In my previous post, I wrote about form as an important part of new nature writing. I discussed how authors use experimental form to redefine nature – what I think is a defining feature of the genre. At the end of the post, I started to look at Olivia Laing’s To the River and Charles Rangeley-Wilson’s Silt Road as examples of works that have their form echo their subject matter – rivers – and that use form to disabuse us of the belief that nature, in the traditional sense, doesn’t exist.
Rangeley-Wilson’s description of discovering the river in a small wood, miles away from any other human being, illustrates this particularly well:
It seeped from within a spinney of beech, oak and willow, sprouting tall and thin from a cleft in the valley floor. The fields beyond rose in soft curves and either side of the channel rounded terraces slumped into the watery hollow … And there in the silent space of that small wood I heard the first voice of the river, the uncorrupted river as it had always been. Water wept from every quarter of the hollows, from under the roots of trees, over shelves of flint and chalk. Or it welled up within the channel as dancing lenses of water swelling over bright holes in the bed of the stream, so that the damp scoop of land became, within only a few yards, a stream. And where the stream spilled over tangles of twigs or shelves of stone, it spoke. (126)
Rangeley-Wilson’s account of his solitary exploration of the wood and the river is a typical example of nature writing, with its minute attention to natural detail. There’s no such thing as a natural landscape in new nature writing, only contemporary natural landscapes, saturated by culture and nature, humankind and non-human elements. In awe at his discovery, Rangeley-Wilson takes out his iPhone – the 21st-century equivalent of Marx’ machine in the garden – to record the sound of the river. When he listens to it later he hears “the soft noise of the river – the only noise I was aware of at the time – and the long-drawn-out wail of a police siren. It doesn’t come closer or recede, but is there, welded as it were into the softer sound of the stream” (126).

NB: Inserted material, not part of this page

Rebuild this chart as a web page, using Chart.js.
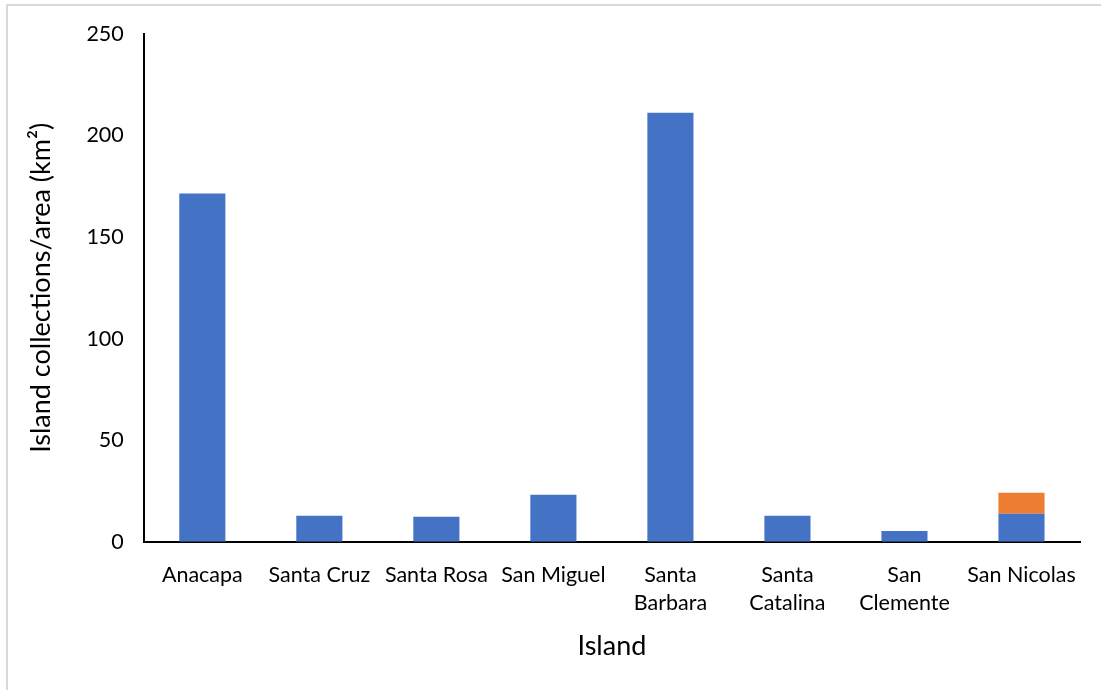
<!DOCTYPE html>
<html>
<head>
<meta charset="utf-8">
<script src="https://cdn.jsdelivr.net/npm/chart.js@4"></script>
<style>
  html, body { margin: 0; padding: 0; background: #fff; }
  #frame { position: absolute; left: 6px; top: 4px; width: 1100px; height: 690px; border: 2px solid #d9d9d9; box-sizing: border-box; }
  #wrap { position: absolute; left: 0; top: 0; width: 1101px; height: 690px; }
</style>
</head>
<body>
<div id="frame"></div>
<div id="wrap"><canvas id="c"></canvas></div>
<script>
const categories = ["Anacapa", ["Santa Cruz"], ["Santa Rosa"], ["San Miguel"], ["Santa", "Barbara"], ["Santa", "Catalina"], ["San", "Clemente"], ["San Nicolas"]];
const seriesBlue = [171.5, 12.8, 12.3, 23.1, 211.2, 12.8, 5.3, 13.8];
const seriesOrange = [0, 0, 0, 0, 0, 0, 0, 10.3];
const yTicks = [0, 50, 100, 150, 200, 250];
const yTitle = "Island collections/area (km\u00B2)";
const xTitle = "Island";

const FONT = "Lato, 'Open Sans', sans-serif";
new Chart(document.getElementById('c'), {
  type: 'bar',
  data: {
    labels: categories,
    datasets: [
      { label: 'A', data: seriesBlue, backgroundColor: '#4472C4', barPercentage: 0.394, categoryPercentage: 1.0 },
      { label: 'B', data: seriesOrange, backgroundColor: '#ED7D31', barPercentage: 0.394, categoryPercentage: 1.0 }
    ]
  },
  options: {
    responsive: true,
    maintainAspectRatio: false,
    animation: false,
    layout: { padding: { top: 34, right: 21, bottom: 24, left: 21 } },
    plugins: { legend: { display: false }, tooltip: { enabled: false } },
    scales: {
      x: {
        stacked: true,
        grid: { display: false, drawTicks: false },
        border: { display: true, color: '#000', width: 2 },
        ticks: { color: '#000', font: { family: FONT, size: 21.5, lineHeight: 1.3 }, padding: 19, maxRotation: 0, autoSkip: false },
        title: { display: true, text: xTitle, color: '#000', font: { family: FONT, size: 27 }, padding: { top: -6 } }
      },
      y: {
        stacked: true,
        min: 0, max: 250,
        grid: { display: false, drawTicks: false },
        border: { display: true, color: '#000', width: 2 },
        afterBuildTicks: (axis) => { axis.ticks = yTicks.map(v => ({ value: v })); },
        ticks: { color: '#000', font: { family: FONT, size: 21.5 }, padding: 20 },
        title: { display: true, text: yTitle, color: '#000', font: { family: FONT, size: 27 }, padding: { bottom: 9 } }
      }
    }
  }
});
</script>
</body>
</html>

Both To the River and Silt Road are more about the people that happen to have somehow become associated with the river, than the rivers themselves. Is this still nature writing, then? In both texts, nature is not so much the main topic, but more of a guiding spirit, presiding over the human events unfolding along the banks of the rivers. Compared to more traditional nature writing, then, new nature writing offers almost a photographic negative of the older genre, foregrounding the human involvement in nature rather than emphasizing nature over the human.
New nature writing presents a bind. On the one hand it foregrounds and emphasizes the human in nature. On the other, it holds on to the importance of seeing and describing nature.
The contemporary natural landscapes of new nature writing also carry a sense of possibility, perhaps even hope, for the future. Despite calls to reshift our focus from Nature with a capital N to what Scott Hess calls “everyday nature”, much ecocriticism, environmentalism, and the popular imagination is still concerned with the “over yonder”, as Timothy Morton has put it.
There are many objections to be made against new nature writing – the position of privilege that the authors are in, for instance – but one of its biggest achievements is that it shows the value of contemporary natural landscapes. And that, perhaps, might lead to the reconnection between humans and nature we so desperately need.
Or, to use Laing’s words: “Perhaps we will be able to accommodate ourselves to this world after all, instead of chipping away at it until the foundations collapse and the whole thing comes tumbling down” (179). That is the possibility of new nature writing, and it is up to ecocriticism to develop the tools to highlight and foreground this.